- The task -
Any picture among the records should be left out, please; retype the rest exactly.
:: Provided data
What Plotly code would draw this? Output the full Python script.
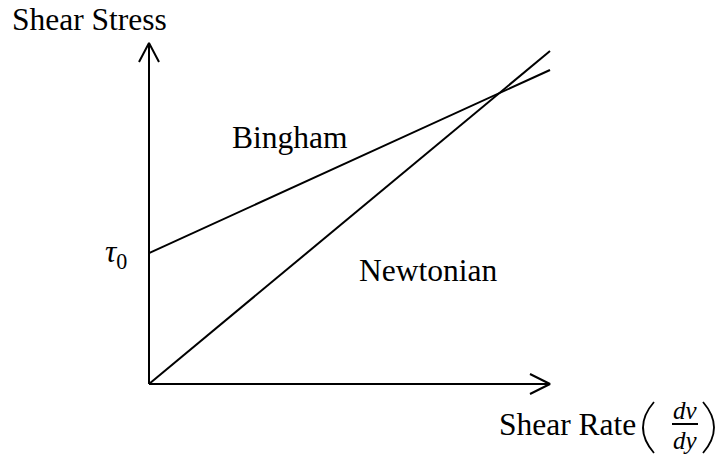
import plotly.graph_objects as go

# ---- data ----
shear_rate = [0, 10]
newtonian_stress = [0, 10]
tau0 = 3.93
bingham_stress = [tau0, 9.43]
x_axis_max = 10.0
y_axis_max = 10.24

# ---- layout geometry (pixels) ----
W, H = 718, 455
ORIG_X, ORIG_Y = 149, 384
PX_PER_X, PX_PER_Y = 40.1, 33.3
x_range = [-ORIG_X / PX_PER_X, (W - ORIG_X) / PX_PER_X]
y_range = [-(H - ORIG_Y) / PX_PER_Y, ORIG_Y / PX_PER_Y]


def px2x(px):
    return (px - ORIG_X) / PX_PER_X


def px2y(py):
    return (ORIG_Y - py) / PX_PER_Y


FONT = "Liberation Serif"
FS = 31.5
LW = 2
fig = go.Figure()

line_style = dict(color="black", width=LW)

# axes
fig.add_trace(go.Scatter(x=[0, 0], y=[0, y_axis_max], mode="lines", line=line_style, hoverinfo="skip"))
fig.add_trace(go.Scatter(x=[0, x_axis_max], y=[0, 0], mode="lines", line=line_style, hoverinfo="skip"))
# arrow heads (open chevrons)
bw_y, bl_y = 10 / PX_PER_X, 19 / PX_PER_Y
fig.add_trace(go.Scatter(x=[-bw_y, 0, bw_y], y=[y_axis_max - bl_y, y_axis_max, y_axis_max - bl_y],
                         mode="lines", line=line_style, hoverinfo="skip"))
bl_x, bw_x = 20 / PX_PER_X, 10 / PX_PER_Y
fig.add_trace(go.Scatter(x=[x_axis_max - bl_x, x_axis_max, x_axis_max - bl_x], y=[bw_x, 0, -bw_x],
                         mode="lines", line=line_style, hoverinfo="skip"))

# fluid lines
fig.add_trace(go.Scatter(x=shear_rate, y=bingham_stress, mode="lines", line=line_style, name="Bingham",
                         hoverinfo="skip"))
fig.add_trace(go.Scatter(x=shear_rate, y=newtonian_stress, mode="lines", line=line_style, name="Newtonian",
                         hoverinfo="skip"))


def label(text, px, py, size=FS, xanchor="center"):
    fig.add_annotation(x=px2x(px), y=px2y(py), text=text, showarrow=False, xanchor=xanchor,
                       yanchor="middle", font=dict(family=FONT, size=size, color="black"))


label("Shear Stress", 10, 19, xanchor="left")
label("Bingham", 290, 137)
label("Newtonian", 428, 270)
label("<i>τ</i><sub>0</sub>", 116, 254)
label("Shear Rate", 567, 424)
# fraction (dv/dy)
label("<i>dv</i>", 685, 410, size=25)
label("<i>dy</i>", 685, 440, size=25)
fig.add_shape(type="line", x0=px2x(672), x1=px2x(698), y0=px2y(424), y1=px2y(424),
              line=dict(color="black", width=2))


def paren_path(x_end, x_mid, y_top, y_bot):
    ctrl = 2 * x_mid - x_end
    ym = (y_top + y_bot) / 2
    return (f"M {px2x(x_end)},{px2y(y_top)} Q {px2x(ctrl)},{px2y(ym)} {px2x(x_end)},{px2y(y_bot)}")


fig.add_shape(type="path", path=paren_path(654, 643, 402, 453), line=dict(color="black", width=1.8))
fig.add_shape(type="path", path=paren_path(703, 714, 402, 453), line=dict(color="black", width=1.8))

fig.update_layout(
    width=W, height=H, margin=dict(l=0, r=0, t=0, b=0),
    paper_bgcolor="white", plot_bgcolor="white", showlegend=False, hovermode=False,
    xaxis=dict(range=x_range, visible=False, fixedrange=True),
    yaxis=dict(range=y_range, visible=False, fixedrange=True),
)
fig.write_html("out.html", config={"displayModeBar": False, "staticPlot": True},
               post_script="document.body.style.margin='0px';document.body.style.overflow='hidden';")
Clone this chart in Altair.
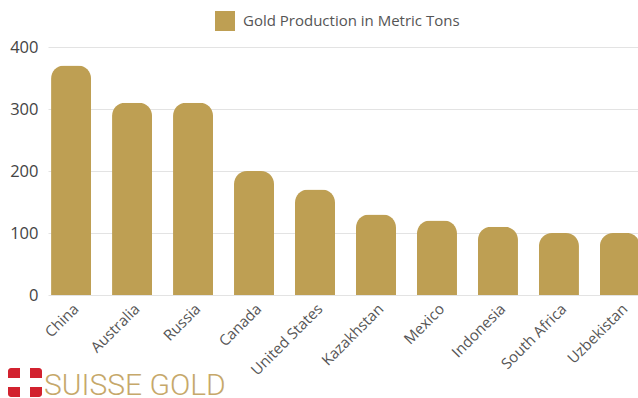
::::
- The response -
What Plotly code would draw this? Output the full Python script.
import plotly.graph_objects as go

# ---- data ----
shear_rate = [0, 10]
newtonian_stress = [0, 10]
tau0 = 3.93
bingham_stress = [tau0, 9.43]
x_axis_max = 10.0
y_axis_max = 10.24

# ---- layout geometry (pixels) ----
W, H = 718, 455
ORIG_X, ORIG_Y = 149, 384
PX_PER_X, PX_PER_Y = 40.1, 33.3
x_range = [-ORIG_X / PX_PER_X, (W - ORIG_X) / PX_PER_X]
y_range = [-(H - ORIG_Y) / PX_PER_Y, ORIG_Y / PX_PER_Y]


def px2x(px):
    return (px - ORIG_X) / PX_PER_X


def px2y(py):
    return (ORIG_Y - py) / PX_PER_Y


FONT = "Liberation Serif"
FS = 31.5
LW = 2
fig = go.Figure()

line_style = dict(color="black", width=LW)

# axes
fig.add_trace(go.Scatter(x=[0, 0], y=[0, y_axis_max], mode="lines", line=line_style, hoverinfo="skip"))
fig.add_trace(go.Scatter(x=[0, x_axis_max], y=[0, 0], mode="lines", line=line_style, hoverinfo="skip"))
# arrow heads (open chevrons)
bw_y, bl_y = 10 / PX_PER_X, 19 / PX_PER_Y
fig.add_trace(go.Scatter(x=[-bw_y, 0, bw_y], y=[y_axis_max - bl_y, y_axis_max, y_axis_max - bl_y],
                         mode="lines", line=line_style, hoverinfo="skip"))
bl_x, bw_x = 20 / PX_PER_X, 10 / PX_PER_Y
fig.add_trace(go.Scatter(x=[x_axis_max - bl_x, x_axis_max, x_axis_max - bl_x], y=[bw_x, 0, -bw_x],
                         mode="lines", line=line_style, hoverinfo="skip"))

# fluid lines
fig.add_trace(go.Scatter(x=shear_rate, y=bingham_stress, mode="lines", line=line_style, name="Bingham",
                         hoverinfo="skip"))
fig.add_trace(go.Scatter(x=shear_rate, y=newtonian_stress, mode="lines", line=line_style, name="Newtonian",
                         hoverinfo="skip"))


def label(text, px, py, size=FS, xanchor="center"):
    fig.add_annotation(x=px2x(px), y=px2y(py), text=text, showarrow=False, xanchor=xanchor,
                       yanchor="middle", font=dict(family=FONT, size=size, color="black"))


label("Shear Stress", 10, 19, xanchor="left")
label("Bingham", 290, 137)
label("Newtonian", 428, 270)
label("<i>τ</i><sub>0</sub>", 116, 254)
label("Shear Rate", 567, 424)
# fraction (dv/dy)
label("<i>dv</i>", 685, 410, size=25)
label("<i>dy</i>", 685, 440, size=25)
fig.add_shape(type="line", x0=px2x(672), x1=px2x(698), y0=px2y(424), y1=px2y(424),
              line=dict(color="black", width=2))


def paren_path(x_end, x_mid, y_top, y_bot):
    ctrl = 2 * x_mid - x_end
    ym = (y_top + y_bot) / 2
    return (f"M {px2x(x_end)},{px2y(y_top)} Q {px2x(ctrl)},{px2y(ym)} {px2x(x_end)},{px2y(y_bot)}")


fig.add_shape(type="path", path=paren_path(654, 643, 402, 453), line=dict(color="black", width=1.8))
fig.add_shape(type="path", path=paren_path(703, 714, 402, 453), line=dict(color="black", width=1.8))

fig.update_layout(
    width=W, height=H, margin=dict(l=0, r=0, t=0, b=0),
    paper_bgcolor="white", plot_bgcolor="white", showlegend=False, hovermode=False,
    xaxis=dict(range=x_range, visible=False, fixedrange=True),
    yaxis=dict(range=y_range, visible=False, fixedrange=True),
)
fig.write_html("out.html", config={"displayModeBar": False, "staticPlot": True},
               post_script="document.body.style.margin='0px';document.body.style.overflow='hidden';")
Clone this chart in Altair.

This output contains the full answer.